● Task statement
Retype these lines and no others: the line holding "Reproduce this chart", the line holding "import seaborn as sns", and all lines between them. Pictures stay out.

● Data

++++

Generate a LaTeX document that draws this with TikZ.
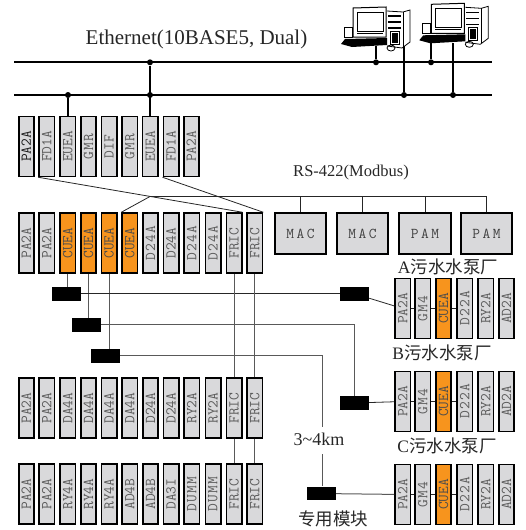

++++

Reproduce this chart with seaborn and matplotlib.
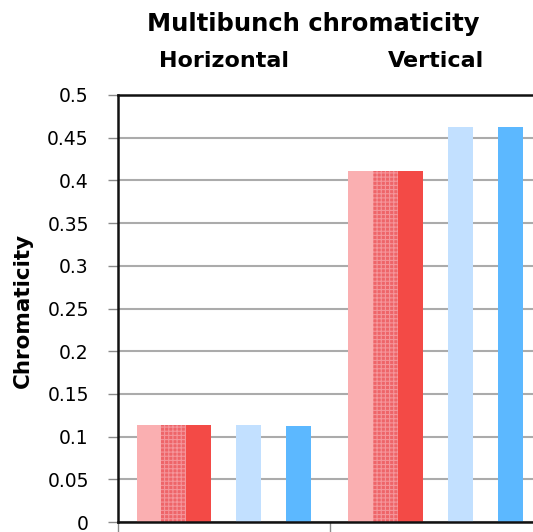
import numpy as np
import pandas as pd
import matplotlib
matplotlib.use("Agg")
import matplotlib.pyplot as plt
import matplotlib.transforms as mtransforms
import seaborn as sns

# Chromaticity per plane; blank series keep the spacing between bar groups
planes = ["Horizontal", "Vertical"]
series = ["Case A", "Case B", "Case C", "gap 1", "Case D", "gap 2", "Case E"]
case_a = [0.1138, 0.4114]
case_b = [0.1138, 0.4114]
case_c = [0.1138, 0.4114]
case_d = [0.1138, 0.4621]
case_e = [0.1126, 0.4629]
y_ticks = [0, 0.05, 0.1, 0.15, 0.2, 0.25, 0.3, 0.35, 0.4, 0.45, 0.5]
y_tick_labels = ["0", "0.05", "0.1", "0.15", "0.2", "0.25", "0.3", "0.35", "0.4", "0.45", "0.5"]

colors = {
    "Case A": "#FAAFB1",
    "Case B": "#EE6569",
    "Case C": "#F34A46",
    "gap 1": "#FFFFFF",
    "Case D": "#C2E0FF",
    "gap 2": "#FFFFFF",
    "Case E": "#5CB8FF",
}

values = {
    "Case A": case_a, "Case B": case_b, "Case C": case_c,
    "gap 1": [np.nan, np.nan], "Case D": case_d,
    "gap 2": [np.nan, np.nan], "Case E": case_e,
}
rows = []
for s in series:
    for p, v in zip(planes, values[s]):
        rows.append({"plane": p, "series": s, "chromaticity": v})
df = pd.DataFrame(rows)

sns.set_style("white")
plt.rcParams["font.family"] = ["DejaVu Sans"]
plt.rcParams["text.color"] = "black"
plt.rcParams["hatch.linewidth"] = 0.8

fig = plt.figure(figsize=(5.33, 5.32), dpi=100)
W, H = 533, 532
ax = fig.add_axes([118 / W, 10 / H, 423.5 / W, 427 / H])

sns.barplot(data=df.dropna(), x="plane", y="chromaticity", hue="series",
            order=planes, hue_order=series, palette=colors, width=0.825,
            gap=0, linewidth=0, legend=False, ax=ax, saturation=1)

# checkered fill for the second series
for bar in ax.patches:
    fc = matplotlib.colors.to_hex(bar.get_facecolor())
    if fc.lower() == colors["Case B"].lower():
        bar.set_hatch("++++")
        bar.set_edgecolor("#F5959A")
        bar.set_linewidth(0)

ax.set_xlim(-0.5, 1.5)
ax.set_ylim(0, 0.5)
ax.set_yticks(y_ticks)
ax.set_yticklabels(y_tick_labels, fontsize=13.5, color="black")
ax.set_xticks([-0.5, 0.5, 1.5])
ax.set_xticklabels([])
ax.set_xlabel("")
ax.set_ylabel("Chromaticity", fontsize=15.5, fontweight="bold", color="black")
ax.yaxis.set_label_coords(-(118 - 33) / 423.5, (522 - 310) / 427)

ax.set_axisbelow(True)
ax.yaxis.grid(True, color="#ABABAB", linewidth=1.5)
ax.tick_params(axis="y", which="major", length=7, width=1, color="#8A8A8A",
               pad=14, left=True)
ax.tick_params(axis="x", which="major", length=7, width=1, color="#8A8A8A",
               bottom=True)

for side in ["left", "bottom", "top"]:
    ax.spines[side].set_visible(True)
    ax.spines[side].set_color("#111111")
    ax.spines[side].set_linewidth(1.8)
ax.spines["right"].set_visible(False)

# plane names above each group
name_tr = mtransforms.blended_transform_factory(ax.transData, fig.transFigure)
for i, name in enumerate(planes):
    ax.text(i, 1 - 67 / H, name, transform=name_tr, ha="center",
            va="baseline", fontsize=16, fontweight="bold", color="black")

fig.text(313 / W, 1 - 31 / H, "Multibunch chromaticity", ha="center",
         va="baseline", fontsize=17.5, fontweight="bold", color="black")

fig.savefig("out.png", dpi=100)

++++

● Answer for this exercise
Reproduce this chart with seaborn and matplotlib.
import numpy as np
import pandas as pd
import matplotlib
matplotlib.use("Agg")
import matplotlib.pyplot as plt
import matplotlib.transforms as mtransforms
import seaborn as sns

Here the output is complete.